One or two of us grumbled, “Good morning.”
“May I heat my lunch in your microwave? Ours is broken.” He held the lunch bag aloft like a ritualistic
censer, and the clothes he wore clearly projected the impression he desired to
convey that here was a man of transcendent importance and power. Someone utter approval and he went into a
small, back galley kitchenette that contained a refrigerator, a coffee pot and
a microwave oven. Though we could not
see him, we could hear him tapping the temperature level and time sequence for
his food.
No one had uttered another
syllable; but what we were all thinking was plainly discernible on our
faces. Ten years ago, Bell had been
ascendant in the company hierarchy. It
seemed only a matter of time before he rose to president, an idea that troubled
many of the experienced employees. But
then he met his nemesis, and his descent had been far swifter than his rise.
Only the Nabokovian and I knew the details of his
tumultuous collapse and the how much its reverberations shook the firm. The three young colleagues eating with us
knew little of Bell, besides the obvious psychological debacle his daily attire
suggested. While we were silenced by his
looming presence, an image of a man striding aggressively down a corridor, on
his head a tight fitting knit cap, broke across my mind. I had thought I had managed to banish to the
deepest caverns of memory that image, but here again it surfaced. Just then an odor of fermented putrescence pervaded
our space, and one of the younger colleagues yelped, “Jesus Christ! What the hell is that?”
Simultaneously smote by an infernal stench, we all
sprang to our feet, and hurried to the door.
None of us stopped moving till we reached the main building exit and
zipped through those doors desperate to breathe again.
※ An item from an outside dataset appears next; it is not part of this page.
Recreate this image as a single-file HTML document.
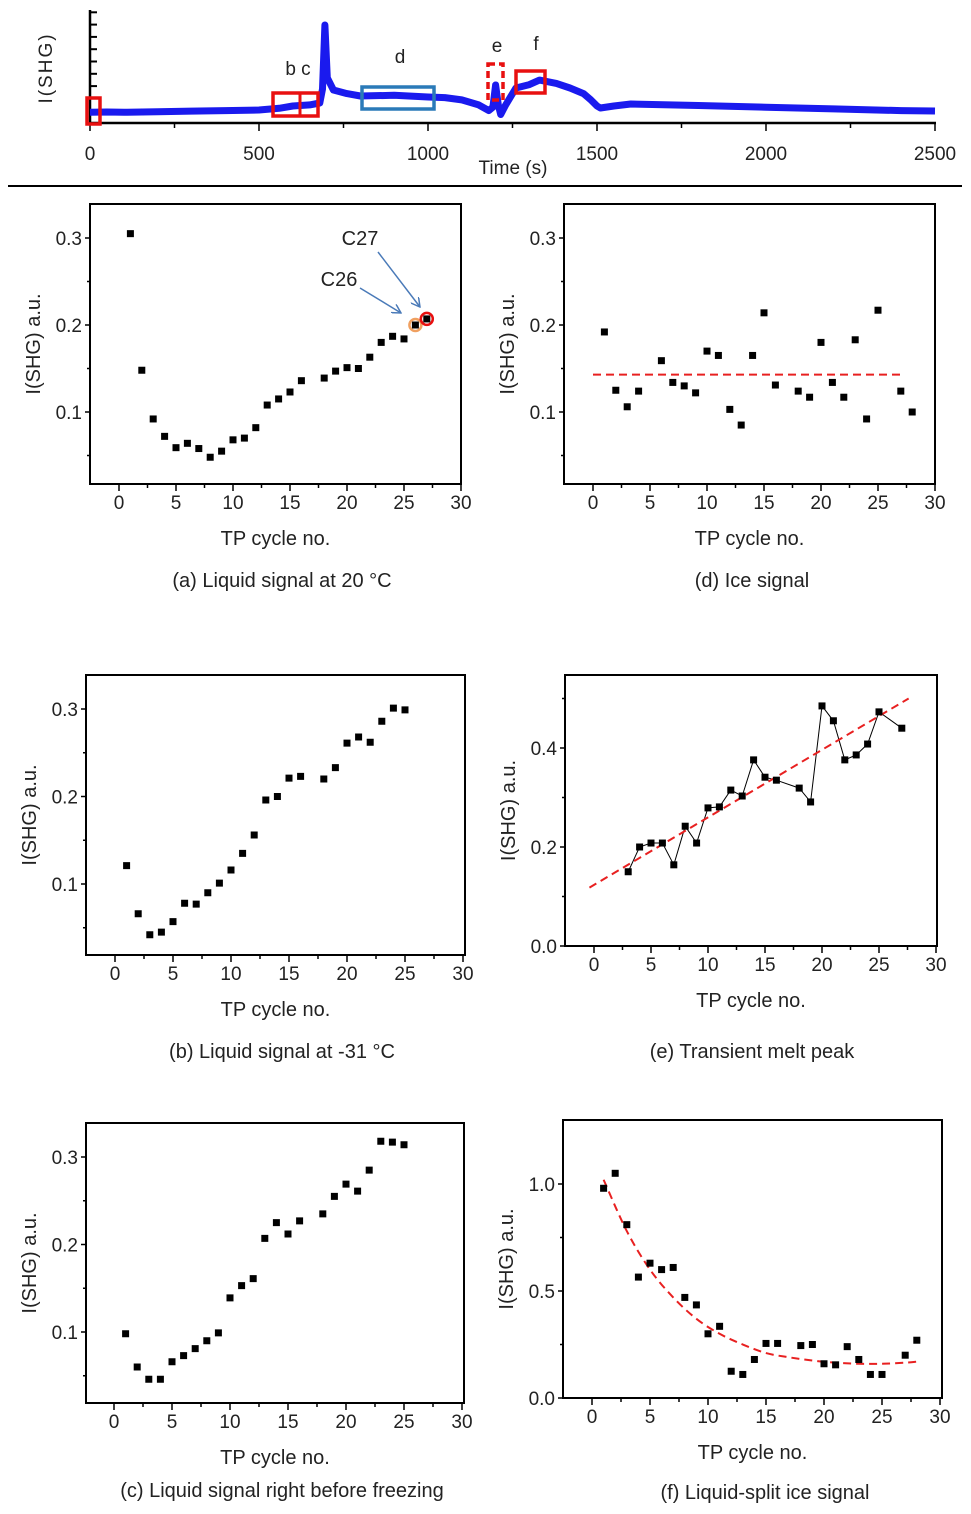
<!DOCTYPE html>
<html><head><meta charset="utf-8"><style>
html,body{margin:0;padding:0;background:#fff;}
svg{display:block;font-family:"Liberation Sans",sans-serif;}
</style></head><body>
<svg id="fig" width="971" height="1514" viewBox="0 0 971 1514" xmlns="http://www.w3.org/2000/svg"></svg>
<script>
// ---- top trace data ----
const traceT = [0,50,100,200,300,400,500,560,600,650,680,688,695,702,720,760,800,900,1000,1050,1100,1150,1180,1192,1200,1208,1215,1230,1260,1300,1330,1380,1420,1460,1480,1500,1510,1550,1600,1800,2000,2200,2400,2500];
const traceV = [0.95,0.97,0.95,1.0,1.05,1.1,1.15,1.3,1.5,1.6,1.77,3.0,8.67,4.0,2.92,2.6,2.39,2.45,2.3,2.25,2.04,1.6,1.1,1.4,3.36,1.6,0.75,1.6,3.1,3.4,3.8,3.5,3.1,2.6,2.1,1.5,1.33,1.5,1.68,1.55,1.4,1.25,1.1,1.06];
const topXTicks = [0,500,1000,1500,2000,2500];

// ---- panel data ----
const aX = [1,2,3,4,5,6,7,8,9,10,11,12,13,14,15,16,18,19,20,21,22,23,24,25,26,27];
const aY = [0.305,0.148,0.092,0.072,0.059,0.064,0.058,0.048,0.055,0.068,0.070,0.082,0.108,0.115,0.123,0.136,0.139,0.147,0.151,0.150,0.163,0.180,0.187,0.184,0.200,0.207];
const dX = [1,2,3,4,6,7,8,9,10,11,12,13,14,15,16,18,19,20,21,22,23,24,25,27,28];
const dY = [0.192,0.125,0.106,0.124,0.159,0.134,0.130,0.122,0.170,0.165,0.103,0.085,0.165,0.214,0.131,0.124,0.117,0.180,0.134,0.117,0.183,0.092,0.217,0.124,0.100];
const dMean = 0.143;
const bX = [1,2,3,4,5,6,7,8,9,10,11,12,13,14,15,16,18,19,20,21,22,23,24,25];
const bY = [0.121,0.066,0.042,0.045,0.057,0.078,0.077,0.090,0.101,0.116,0.135,0.156,0.196,0.200,0.221,0.223,0.220,0.233,0.261,0.268,0.262,0.286,0.301,0.299];
const cX = [1,2,3,4,5,6,7,8,9,10,11,12,13,14,15,16,18,19,20,21,22,23,24,25];
const cY = [0.098,0.060,0.046,0.046,0.066,0.073,0.081,0.090,0.099,0.139,0.153,0.161,0.207,0.225,0.212,0.227,0.235,0.255,0.269,0.261,0.285,0.318,0.317,0.314];
const eX = [3,4,5,6,7,8,9,10,11,12,13,14,15,16,18,19,20,21,22,23,24,25,27];
const eY = [0.150,0.200,0.208,0.208,0.164,0.242,0.208,0.279,0.281,0.315,0.303,0.376,0.341,0.335,0.319,0.291,0.485,0.455,0.376,0.386,0.408,0.473,0.440];
const eFitX = [-0.4,27.6];
const eFitY = [0.118,0.500];
const fX = [1,2,3,4,5,6,7,8,9,10,11,12,13,14,15,16,18,19,20,21,22,23,24,25,27,28];
const fY = [0.98,1.05,0.81,0.565,0.63,0.60,0.61,0.47,0.435,0.30,0.335,0.125,0.11,0.18,0.255,0.255,0.245,0.25,0.16,0.155,0.24,0.18,0.11,0.11,0.20,0.27];
const fFitX = [1,3,5,7,9,11,13,15,17,19,21,23,25,27,28];
const fFitY = [1.02,0.78,0.60,0.47,0.37,0.30,0.25,0.21,0.19,0.175,0.165,0.16,0.16,0.165,0.17];
const xTickLabels = [0,5,10,15,20,25,30];

const NS = "http://www.w3.org/2000/svg";
const svg = document.getElementById('fig');
function mk(tag, attrs, parent){
  const e = document.createElementNS(NS, tag);
  for (const k in attrs) e.setAttribute(k, attrs[k]);
  (parent||svg).appendChild(e);
  return e;
}
function txt(s, x, y, size, anchor, parent){
  const t = mk('text', {x:x, y:y, 'font-size':size, 'text-anchor':anchor||'middle', fill:'#222'}, parent);
  t.textContent = s;
  return t;
}

// ---- top panel ----
const topG = mk('g', {});


const tx = t => 90 + t * (845/2500);
const ty = v => 123 - v * 11.3;
mk('line', {x1:90,y1:10,x2:90,y2:124,stroke:'#000','stroke-width':2.5}, topG);
mk('line', {x1:89,y1:123,x2:936,y2:123,stroke:'#000','stroke-width':2.5}, topG);
for (let i=0;i<10;i++){ const y=123-i*12.3; mk('line',{x1:90,y1:y,x2:97,y2:y,stroke:'#000','stroke-width':2},topG); }
for (let t=0;t<=2500;t+=250){ const big = t%500===0; mk('line',{x1:tx(t),y1:123,x2:tx(t),y2:big?131:128,stroke:'#000','stroke-width':1.5},topG); }
topXTicks.forEach(t => txt(String(t), tx(t), 160, 19, 'middle', topG));
const tl = txt('Time (s)', 513, 174, 19, 'middle', topG);

const yl = txt('I(SHG)', 0, 0, 19, 'middle', topG);
yl.setAttribute('transform','translate(52,68) rotate(-90)');
yl.setAttribute('letter-spacing','2');
let dTrace = traceT.map((t,i)=>(i?'L':'M')+tx(t).toFixed(1)+','+ty(traceV[i]).toFixed(1)).join(' ');
const tr = mk('path', {d:dTrace, fill:'none', stroke:'#1a1aee','stroke-width':7,'stroke-linejoin':'round'}, topG);


function rect(x,y,w,h,col,dash,name){
  const r = mk('rect',{x:x,y:y,width:w,height:h,fill:'none',stroke:col,'stroke-width':3.5},topG);
  if (dash) r.setAttribute('stroke-dasharray','7,4');
  
  
}
rect(87,98,13,26,'#e81010',false,'region-a-box');
rect(273,93,45,23,'#e81010',false,'region-bc-box');
mk('line',{x1:300,y1:93,x2:300,y2:116,stroke:'#e81010','stroke-width':3},topG);
rect(362,87,72,22,'#2a7ab8',false,'region-d-box');
rect(488,64,15,36,'#e81010',true,'region-e-box');
rect(516,71,29,22,'#e81010',false,'region-f-box');
txt('b c',298,75,19,'middle',topG);
txt('d',400,63,19,'middle',topG);
txt('e',497,52,19,'middle',topG);
txt('f',536,50,19,'middle',topG);
mk('line',{x1:8,y1:186,x2:962,y2:186,stroke:'#000','stroke-width':2});

// ---- scatter panels ----
function panel(cfg){
  const g = mk('g', {});
  
  
  const X = c => cfg.x0 + c*cfg.xs;
  const Y = v => cfg.yref - (v - cfg.vref)*cfg.ys;
  mk('rect',{x:cfg.L,y:cfg.T,width:cfg.R-cfg.L,height:cfg.B-cfg.T,fill:'none',stroke:'#000','stroke-width':2},g);
  for (let c=0;c<=30;c+=2.5){ const big=c%5===0; mk('line',{x1:X(c),y1:cfg.B,x2:X(c),y2:cfg.B+(big?7:4),stroke:'#000','stroke-width':1.5},g); }
  xTickLabels.forEach(c => txt(String(c), X(c), cfg.B+25, 19, 'middle', g));
  cfg.yticks.forEach(v => {
    mk('line',{x1:cfg.L-5,y1:Y(v),x2:cfg.L,y2:Y(v),stroke:'#000','stroke-width':1.5},g);
    txt(v.toFixed(1), cfg.L-8, Y(v)+7, 19, 'end', g);
  });
  (cfg.minor||[]).forEach(v => mk('line',{x1:cfg.L-3,y1:Y(v),x2:cfg.L,y2:Y(v),stroke:'#000','stroke-width':1.5},g));
  const xt = txt('TP cycle no.', (cfg.L+cfg.R)/2, cfg.B+61, 20, 'middle', g);
  
  const ytt = txt('I(SHG)  a.u.', 0, 0, 20, 'middle', g);
  ytt.setAttribute('transform','translate('+(cfg.L-50)+','+((cfg.T+cfg.B)/2)+') rotate(-90)');
  
  const cap = txt(cfg.caption, cfg.capX, cfg.capY, 20, 'middle', g);
  
  if (cfg.connect){
    const p = mk('path',{d:cfg.xs_.map((c,i)=>(i?'L':'M')+X(c)+','+Y(cfg.ys_[i])).join(' '),fill:'none',stroke:'#000','stroke-width':1},g);
    
  }
  if (cfg.fitX){
    let d;
    if (cfg.fitX.length===2) d='M'+X(cfg.fitX[0])+','+Y(cfg.fitY[0])+' L'+X(cfg.fitX[1])+','+Y(cfg.fitY[1]);
    else {
      const pts = cfg.fitX.map((c,i)=>[X(c),Y(cfg.fitY[i])]);
      d='M'+pts[0][0]+','+pts[0][1];
      for (let i=1;i<pts.length;i++){
        const p0=pts[Math.max(0,i-2)],p1=pts[i-1],p2=pts[i],p3=pts[Math.min(pts.length-1,i+1)];
        d+=' C'+(p1[0]+(p2[0]-p0[0])/6)+','+(p1[1]+(p2[1]-p0[1])/6)+' '+(p2[0]-(p3[0]-p1[0])/6)+','+(p2[1]-(p3[1]-p1[1])/6)+' '+p2[0]+','+p2[1];
      }
    }
    const f = mk('path',{d:d,fill:'none',stroke:'#e82020','stroke-width':2,'stroke-dasharray':'8,5'},g);
    
  }
  cfg.xs_.forEach((c,i)=>{
    const r = mk('rect',{x:X(c)-3.5,y:Y(cfg.ys_[i])-3.5,width:7,height:7,fill:'#000'},g);
    
    
  });
  return {g:g,X:X,Y:Y};
}

const pa = panel({name:'panel-a',L:90,T:204,R:461,B:484,x0:119,xs:11.4,yref:412,vref:0.1,ys:870,yticks:[0.1,0.2,0.3],minor:[0.05,0.15,0.25],xs_:aX,ys_:aY,caption:'(a) Liquid signal at 20 °C',capX:282,capY:587});
const c26 = mk('circle',{cx:pa.X(26),cy:pa.Y(0.200),r:6,fill:'none',stroke:'#f0a060','stroke-width':2.5},pa.g);

const c27 = mk('circle',{cx:pa.X(27),cy:pa.Y(0.207),r:6,fill:'none',stroke:'#e81010','stroke-width':2.5},pa.g);

const defs = mk('defs',{});
const mkr = mk('marker',{id:'ah',markerWidth:10,markerHeight:10,refX:9,refY:5,orient:'auto',markerUnits:'userSpaceOnUse'},defs);
mk('path',{d:'M0,0 L9,5 L0,10',fill:'none',stroke:'#4a7ab8','stroke-width':1.5},mkr);
mk('line',{x1:360,y1:288,x2:401,y2:313,stroke:'#4a7ab8','stroke-width':1.5,'marker-end':'url(#ah)'},pa.g);
mk('line',{x1:378,y1:252,x2:420,y2:307,stroke:'#4a7ab8','stroke-width':1.5,'marker-end':'url(#ah)'},pa.g);
txt('C26',339,286,20,'middle',pa.g);
txt('C27',360,245,20,'middle',pa.g);

const pd = panel({name:'panel-d',L:564,T:204,R:935,B:484,x0:593,xs:11.4,yref:412,vref:0.1,ys:870,yticks:[0.1,0.2,0.3],minor:[0.05,0.15,0.25],xs_:dX,ys_:dY,caption:'(d) Ice signal',capX:752,capY:587});
const ml = mk('line',{x1:pd.X(0),y1:pd.Y(dMean),x2:pd.X(27),y2:pd.Y(dMean),stroke:'#e82020','stroke-width':2,'stroke-dasharray':'8,5'},pd.g);


panel({name:'panel-b',L:86,T:675,R:465,B:955,x0:115,xs:11.6,yref:884,vref:0.1,ys:875,yticks:[0.1,0.2,0.3],minor:[0.05,0.15,0.25],xs_:bX,ys_:bY,caption:'(b) Liquid signal at -31 °C',capX:282,capY:1058});
panel({name:'panel-e',L:565,T:675,R:937,B:946,x0:594,xs:11.4,yref:946,vref:0,ys:495,yticks:[0.0,0.2,0.4],minor:[0.1,0.3,0.5],xs_:eX,ys_:eY,connect:true,fitX:eFitX,fitY:eFitY,caption:'(e) Transient melt peak',capX:752,capY:1058});
panel({name:'panel-c',L:86,T:1123,R:464,B:1403,x0:114,xs:11.6,yref:1332,vref:0.1,ys:875,yticks:[0.1,0.2,0.3],minor:[0.05,0.15,0.25],xs_:cX,ys_:cY,caption:'(c) Liquid signal right before freezing',capX:282,capY:1497});
panel({name:'panel-f',L:563,T:1120,R:942,B:1398,x0:592,xs:11.6,yref:1398,vref:0,ys:214,yticks:[0.0,0.5,1.0],minor:[0.25,0.75],xs_:fX,ys_:fY,fitX:fFitX,fitY:fFitY,caption:'(f)  Liquid-split ice signal',capX:765,capY:1499});
</script>
</body></html>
Once outside, we gasped, cough, and choked
away the stench that had infected our nostrils.
After a minute, Nabokov screamed, “What the hell is the matter with that
man?” We all knew what she meant. Two or three times in the past Dr. Jonathan Bell had managed to evacuate his own department by exposing them to his carrion
cuisine. Our three young colleagues had
heard about these incidents, but this was their first exposure. Seeing their
disbelief and fear, Nabokov said she would tell them all about this man, once
the air in our office became safe for us to return.